Now, don't take that as a deterrent. You may want to just put it in a savings account, add a little, and then eventually once you've gotten around ~$2000 then you can fiddle around. But take it seriously, stay constantly informed, never, ever, ever invest in penny stocks, diversify your assets across different companies and industries in general, and have a little bit of patience.
As it is right now, February~April is looking like a bear market, so you could find some bargains.

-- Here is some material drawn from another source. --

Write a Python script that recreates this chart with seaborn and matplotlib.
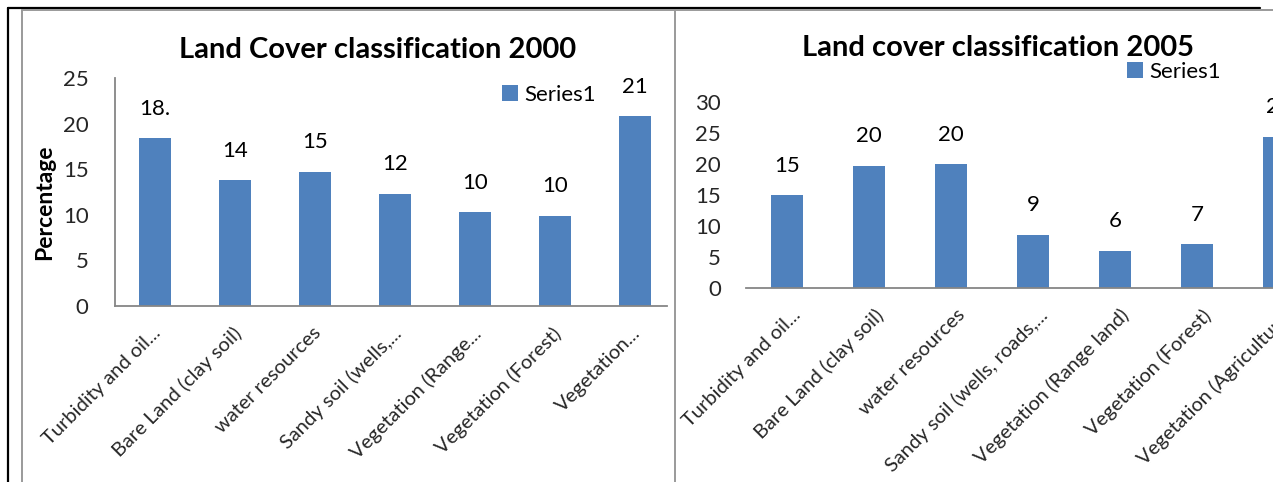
"""Land cover classification bar charts (2000 vs 2005), Excel-style."""
import matplotlib
matplotlib.use("Agg")
import matplotlib.pyplot as plt
import matplotlib.transforms as mtransforms
from matplotlib.lines import Line2D
import seaborn as sns

# Data
categories_2000 = ["Turbidity and oil...", "Bare Land (clay soil)", "water resources",
                   "Sandy soil (wells,...", "Vegetation (Range...", "Vegetation (Forest)",
                   "Vegetation..."]
values_2000 = [18.4, 13.8, 14.7, 12.3, 10.3, 9.9, 20.8]
labels_2000 = ["18.", "14", "15", "12", "10", "10", "21"]

categories_2005 = ["Turbidity and oil...", "Bare Land (clay soil)", "water resources",
                   "Sandy soil (wells, roads,...", "Vegetation (Range land)",
                   "Vegetation (Forest)", "Vegetation (Agriculture)"]
values_2005 = [15.0, 19.7, 20.0, 8.6, 6.0, 7.1, 24.4]
labels_2005 = ["15", "20", "20", "9", "6", "7", "24"]

BLUE = "#4F81BD"
AXIS_GREY = "#868686"
FONT = ["Lato", "DejaVu Sans"]

sns.set_style("white")
plt.rcParams["font.family"] = FONT
plt.rcParams["text.color"] = "black"

W, H = 1273, 482
fig = plt.figure(figsize=(W / 100, H / 100), dpi=100)
fig.patch.set_facecolor("white")


def px_axes(x0, y0, x1, y1):
    """Axes from image pixel box (top-left origin)."""
    return fig.add_axes([x0 / W, 1 - y1 / H, (x1 - x0) / W, (y1 - y0) / H])


def draw_panel(ax, cats, vals, labels, ymax, show_left, xmax, ypad, xshift):
    sns.barplot(x=cats, y=vals, color=BLUE, saturation=1, width=0.4,
                linewidth=0, ax=ax, label="Series1")
    ax.set_xlim(-0.5, xmax)
    ax.set_ylim(0, ymax)
    ax.set_yticks(range(0, ymax + 1, 5))
    ax.set_xlabel("")
    ax.set_ylabel("")
    ax.bar_label(ax.containers[0], labels=labels, padding=14, fontsize=16)
    for side in ["top", "right"]:
        ax.spines[side].set_visible(False)
    ax.spines["left"].set_visible(show_left)
    for side in ["left", "bottom"]:
        ax.spines[side].set_color(AXIS_GREY)
        ax.spines[side].set_linewidth(1.3)
    ax.tick_params(axis="y", length=0, pad=ypad, labelsize=16)
    ax.tick_params(axis="x", length=0, pad=13, labelsize=14.5)
    shift = mtransforms.ScaledTranslation(xshift / 100, 0, fig.dpi_scale_trans)
    for lab in ax.get_xticklabels():
        lab.set_rotation(45)
        lab.set_ha("right")
        lab.set_va("top")
        lab.set_rotation_mode("anchor")
        lab.set_transform(lab.get_transform() + shift)
    ax.set_facecolor("none")


# Left chart (2000)
ax1 = px_axes(115, 78, 667, 306)
draw_panel(ax1, categories_2000, values_2000, labels_2000, 25, True, 6.4, 19, -3)
ax1.legend(loc="center left", bbox_to_anchor=(502 / W, 1 - 95 / H),
           bbox_transform=fig.transFigure, frameon=False, fontsize=16,
           handlelength=0.7, handleheight=0.7, handletextpad=0.3,
           borderpad=0, borderaxespad=0)
fig.text(378 / W, 1 - 50 / H, "Land Cover classification 2000", ha="center",
         va="center", fontsize=21, fontweight="bold")
fig.text(45 / W, 1 - 202 / H, "Percentage", ha="center", va="center",
         rotation=90, fontsize=16.5, fontweight="bold")

# Right chart (2005), extends past the right edge as in the reference
ax2 = px_axes(746, 102, 1320, 288)
draw_panel(ax2, categories_2005, values_2005, labels_2005, 30, False, 6.5, 18, 5)
ax2.legend(loc="center left", bbox_to_anchor=(1127 / W, 1 - 72 / H),
           bbox_transform=fig.transFigure, frameon=False, fontsize=16,
           handlelength=0.7, handleheight=0.7, handletextpad=0.3,
           borderpad=0, borderaxespad=0)
fig.text(998 / W, 1 - 48 / H, "Land cover classification 2005", ha="center",
         va="center", fontsize=21, fontweight="bold")


# Panel frames (black outer, grey chart borders)
def fig_line(xs, ys, color, lw):
    fig.add_artist(Line2D([x / W for x in xs], [1 - y / H for y in ys],
                          transform=fig.transFigure, color=color, lw=lw))


fig_line([8, 8], [8, 482], "black", 1.6)
fig_line([8, 1260], [8, 8], "black", 1.6)
fig_line([22, 22], [10, 482], "#9a9a9a", 1.4)
fig_line([22, 1273], [10, 10], "#9a9a9a", 1.4)
fig_line([675, 675], [10, 482], "#9a9a9a", 1.4)

plt.savefig("out.png", dpi=100, facecolor="white")
plt.close()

If it makes you feel any better, I just got the annual report on my domestic high-yield contrarian fund, and the growth on that was 1.3%. My savings account did substantially better. :P However, the three-year APR on that fund is 9.5%, the five-year APR is 13.5%, and the ten-year APR is around 11%. Since it's a Roth IRA, you're in it for the long-term; worrying about having a bad year (and the past year has been exceptionally bad) is just gonna give you ulcers. If you think the fund is a genuine loser, you might want to pull out, but most of these high-yield funds (which is where you should be) are gonna have years like that.
I think the best description of penny stocks that I've head is that they're for people who want to gamble but can't get to Atlantic City.
If the OP is serious about getting into the market, he should look into mutual funds. American Funds are pretty good, and their A-class fees are only .54%, so he'll get most of his money invested.
Aye, in retrospect I think that's EXACTLY what was wrong with me. My whole family is really into gambling and I never liked the concept of it... but I eagerly jumped into the shark's pool of penny stocks with the same glee that my older brother would jump into a blackjack game.
When it's penny stocks, it's as much gambling as if there were cards or dice involved. Possibly even worse, because there's some really crafty assholes out there who have ways of manipulating the price of those small-value stocks by spreading rumors and such. Basically making the whole well poisoned to begin with.